Meryl Davis and Charlie White made the CenturyLink Center their personal rink Friday with a dominating performance in the short program of championship dancing at the U.S. Figure Skating Championships.
In harmony from start to finish, they posted a score of 79.02, more than eight points ahead of any of the other dance tandems.
“We were very pleased with our short dance today,” Davis said. “We have really been evolving our overall comfort on the ice, our speed, our energy, since the November (Grand Prix) final. I think it really paid off in our performance today.”
The crowd truly appreciated the show from the defending Olympic silver medalists. They received the loudest cheers and biggest ovation of the event that runs through Sunday.
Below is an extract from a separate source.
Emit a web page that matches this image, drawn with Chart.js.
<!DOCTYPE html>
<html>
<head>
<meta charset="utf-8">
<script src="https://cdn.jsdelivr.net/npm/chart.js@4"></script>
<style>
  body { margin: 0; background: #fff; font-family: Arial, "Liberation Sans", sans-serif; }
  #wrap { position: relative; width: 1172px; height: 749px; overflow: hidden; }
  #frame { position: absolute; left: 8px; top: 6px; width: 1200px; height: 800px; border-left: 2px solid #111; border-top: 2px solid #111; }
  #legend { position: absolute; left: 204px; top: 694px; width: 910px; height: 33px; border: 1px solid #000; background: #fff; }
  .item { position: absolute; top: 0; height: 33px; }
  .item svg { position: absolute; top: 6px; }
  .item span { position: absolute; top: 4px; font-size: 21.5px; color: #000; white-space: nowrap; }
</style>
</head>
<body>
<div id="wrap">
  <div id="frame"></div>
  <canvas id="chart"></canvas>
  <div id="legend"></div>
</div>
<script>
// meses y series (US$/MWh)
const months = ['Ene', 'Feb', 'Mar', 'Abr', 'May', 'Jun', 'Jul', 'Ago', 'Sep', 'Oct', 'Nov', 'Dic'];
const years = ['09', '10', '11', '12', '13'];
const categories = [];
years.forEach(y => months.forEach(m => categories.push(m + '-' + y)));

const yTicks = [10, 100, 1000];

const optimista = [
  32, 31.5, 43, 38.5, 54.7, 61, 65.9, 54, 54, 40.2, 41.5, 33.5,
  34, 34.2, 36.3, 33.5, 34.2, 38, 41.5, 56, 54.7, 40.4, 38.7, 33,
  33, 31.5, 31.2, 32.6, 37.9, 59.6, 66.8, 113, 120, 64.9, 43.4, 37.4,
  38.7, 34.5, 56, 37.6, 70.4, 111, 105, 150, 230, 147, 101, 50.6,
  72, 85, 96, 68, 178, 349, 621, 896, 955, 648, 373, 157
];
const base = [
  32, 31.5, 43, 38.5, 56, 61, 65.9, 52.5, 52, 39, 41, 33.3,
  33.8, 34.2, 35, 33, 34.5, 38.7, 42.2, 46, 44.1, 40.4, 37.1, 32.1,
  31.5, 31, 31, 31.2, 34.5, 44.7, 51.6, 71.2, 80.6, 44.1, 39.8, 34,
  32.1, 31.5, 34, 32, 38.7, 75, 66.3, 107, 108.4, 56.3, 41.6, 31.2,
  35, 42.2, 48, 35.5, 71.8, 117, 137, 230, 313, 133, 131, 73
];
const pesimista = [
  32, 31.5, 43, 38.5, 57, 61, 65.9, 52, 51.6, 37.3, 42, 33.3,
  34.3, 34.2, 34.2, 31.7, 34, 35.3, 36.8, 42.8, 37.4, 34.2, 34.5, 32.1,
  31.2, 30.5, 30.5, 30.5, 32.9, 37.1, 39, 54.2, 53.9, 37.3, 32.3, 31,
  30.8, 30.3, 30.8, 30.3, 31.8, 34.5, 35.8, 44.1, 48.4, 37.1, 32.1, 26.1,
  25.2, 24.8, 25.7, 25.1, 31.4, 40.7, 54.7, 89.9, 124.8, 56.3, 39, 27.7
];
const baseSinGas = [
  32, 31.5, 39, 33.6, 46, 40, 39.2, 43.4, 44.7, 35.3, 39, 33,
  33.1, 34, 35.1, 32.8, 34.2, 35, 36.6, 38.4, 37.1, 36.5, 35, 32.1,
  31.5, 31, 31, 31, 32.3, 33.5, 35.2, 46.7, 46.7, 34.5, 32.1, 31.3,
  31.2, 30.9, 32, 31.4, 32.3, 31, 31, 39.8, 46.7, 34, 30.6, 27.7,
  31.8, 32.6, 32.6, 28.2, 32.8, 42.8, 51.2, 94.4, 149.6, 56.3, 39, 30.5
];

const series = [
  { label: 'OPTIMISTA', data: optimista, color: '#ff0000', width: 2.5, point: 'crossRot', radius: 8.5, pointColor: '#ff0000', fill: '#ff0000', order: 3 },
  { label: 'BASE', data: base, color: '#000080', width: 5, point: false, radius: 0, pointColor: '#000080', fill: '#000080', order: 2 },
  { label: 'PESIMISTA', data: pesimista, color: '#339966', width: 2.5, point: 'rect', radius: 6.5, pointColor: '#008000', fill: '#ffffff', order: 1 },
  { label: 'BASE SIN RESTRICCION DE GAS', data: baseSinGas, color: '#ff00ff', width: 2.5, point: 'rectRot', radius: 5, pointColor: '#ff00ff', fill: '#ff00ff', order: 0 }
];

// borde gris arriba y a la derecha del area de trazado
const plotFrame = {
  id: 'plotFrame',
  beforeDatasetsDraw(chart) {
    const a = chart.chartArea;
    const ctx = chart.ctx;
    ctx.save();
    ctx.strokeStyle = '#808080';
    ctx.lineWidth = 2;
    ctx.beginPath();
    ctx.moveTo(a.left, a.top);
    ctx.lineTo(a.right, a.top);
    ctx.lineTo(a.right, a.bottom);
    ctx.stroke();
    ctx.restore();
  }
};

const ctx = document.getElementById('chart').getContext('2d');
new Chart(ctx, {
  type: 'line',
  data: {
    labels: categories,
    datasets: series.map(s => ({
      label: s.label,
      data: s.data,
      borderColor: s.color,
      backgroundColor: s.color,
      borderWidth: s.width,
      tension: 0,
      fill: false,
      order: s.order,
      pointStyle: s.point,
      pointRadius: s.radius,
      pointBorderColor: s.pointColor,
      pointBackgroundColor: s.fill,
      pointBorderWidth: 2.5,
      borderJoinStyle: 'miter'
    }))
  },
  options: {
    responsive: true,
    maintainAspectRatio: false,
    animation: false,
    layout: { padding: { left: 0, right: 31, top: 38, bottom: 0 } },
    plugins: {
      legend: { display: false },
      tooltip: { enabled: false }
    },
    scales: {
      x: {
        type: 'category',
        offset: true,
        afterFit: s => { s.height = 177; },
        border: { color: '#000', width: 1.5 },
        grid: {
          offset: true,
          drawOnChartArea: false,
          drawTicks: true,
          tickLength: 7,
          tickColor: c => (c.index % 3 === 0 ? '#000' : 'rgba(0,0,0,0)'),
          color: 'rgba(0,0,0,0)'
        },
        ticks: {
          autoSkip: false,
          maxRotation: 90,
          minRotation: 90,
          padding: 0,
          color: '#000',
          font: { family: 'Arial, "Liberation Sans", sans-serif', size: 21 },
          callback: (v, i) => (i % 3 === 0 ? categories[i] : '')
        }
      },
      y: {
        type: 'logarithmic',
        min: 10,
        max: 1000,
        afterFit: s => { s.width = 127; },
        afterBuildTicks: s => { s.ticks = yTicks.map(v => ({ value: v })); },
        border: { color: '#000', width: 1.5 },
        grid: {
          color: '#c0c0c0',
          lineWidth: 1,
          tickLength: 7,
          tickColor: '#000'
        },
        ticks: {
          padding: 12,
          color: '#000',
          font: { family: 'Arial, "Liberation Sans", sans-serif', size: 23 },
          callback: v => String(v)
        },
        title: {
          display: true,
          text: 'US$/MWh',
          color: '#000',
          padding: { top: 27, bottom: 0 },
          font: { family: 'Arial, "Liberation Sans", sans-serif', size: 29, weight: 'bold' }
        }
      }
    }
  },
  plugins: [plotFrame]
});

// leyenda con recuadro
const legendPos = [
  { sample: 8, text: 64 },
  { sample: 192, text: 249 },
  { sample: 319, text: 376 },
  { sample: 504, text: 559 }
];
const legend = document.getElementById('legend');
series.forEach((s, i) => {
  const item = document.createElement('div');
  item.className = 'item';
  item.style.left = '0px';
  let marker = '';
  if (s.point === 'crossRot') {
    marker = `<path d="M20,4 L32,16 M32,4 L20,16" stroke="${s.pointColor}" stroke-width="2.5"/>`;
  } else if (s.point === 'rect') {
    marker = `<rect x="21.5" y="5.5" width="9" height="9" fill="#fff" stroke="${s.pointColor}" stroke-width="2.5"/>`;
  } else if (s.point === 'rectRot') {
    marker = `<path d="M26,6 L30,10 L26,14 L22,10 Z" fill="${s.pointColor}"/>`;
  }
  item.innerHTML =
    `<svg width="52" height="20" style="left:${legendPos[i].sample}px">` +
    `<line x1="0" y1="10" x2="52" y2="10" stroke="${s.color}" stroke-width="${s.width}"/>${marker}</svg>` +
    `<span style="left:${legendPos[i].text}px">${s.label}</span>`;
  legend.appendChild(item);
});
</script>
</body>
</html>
The two have been through a coaching change in the past year, but White said they’ve put the stress of that behind them and focused on what they can control on the ice.
“I think we feel closer. We feel a stronger connection because it was a tough time,” White said. “But we’re using it this year in our program, using it to show our confidence.”
White said they’ll also use it in Saturday’s free dance final to show the passion they feel for the sport that has been so good to them. White and Davis are aiming for their fifth consecutive dance national championship.
Madison Chock and Evan Bates finished second with a score of 70.80, with the sister-brother tandem of Maia and Alex Shibutani not far behind in third at 69.63. All short dance scores are combined with Saturday’s free dance totals to determine which three teams earn medals.
“I think that there’s just no real substitute for time spent together and last year we didn’t have much of it and this year we’ve had a lot more,” Bates said. “I think it’s just a night-and-day difference in the level of comfort we feel on the ice with each other.”
Alex Shibutani said he and his sister’s performance was about trying to make things look as polished as possible.
“I think we have a very smooth quality to our skating, sometimes underappreciated, but I think that we are proud of our quiet blades not making a lot of scratching,” Shibutani said. “The ease in which we skate, I think that is something we really try to bring across. Make it look effortless.”
There was a tense moment during the warm-ups for the second group of dancers when the teams of Madison Hubbell and Zachary Donohue, and Lynn Kriengkrairut and Logan Giulietti-Schmitt had a mid-ice collision. No one was hurt, though Hubbell was rubbing her backside as she skated off the ice.
Hubbell and Donohue finished fourth with a 67.75, 3.06 points ahead of fifth-place Kriengkrairut and Giulietti-Schmitt. Hubbell and Donohue, dressed in costumes modeled after the main characters in the movie “Titanic,” skated to music from the film’s dance scenes.
Kriengkrairut and Giulietti-Schmitt, who finished fourth at the 2012 nationals in San Jose, Calif., also kept the audience’s attention with their Western-themed costumes and skate to Johnny Cash’s “Ring of Fire.”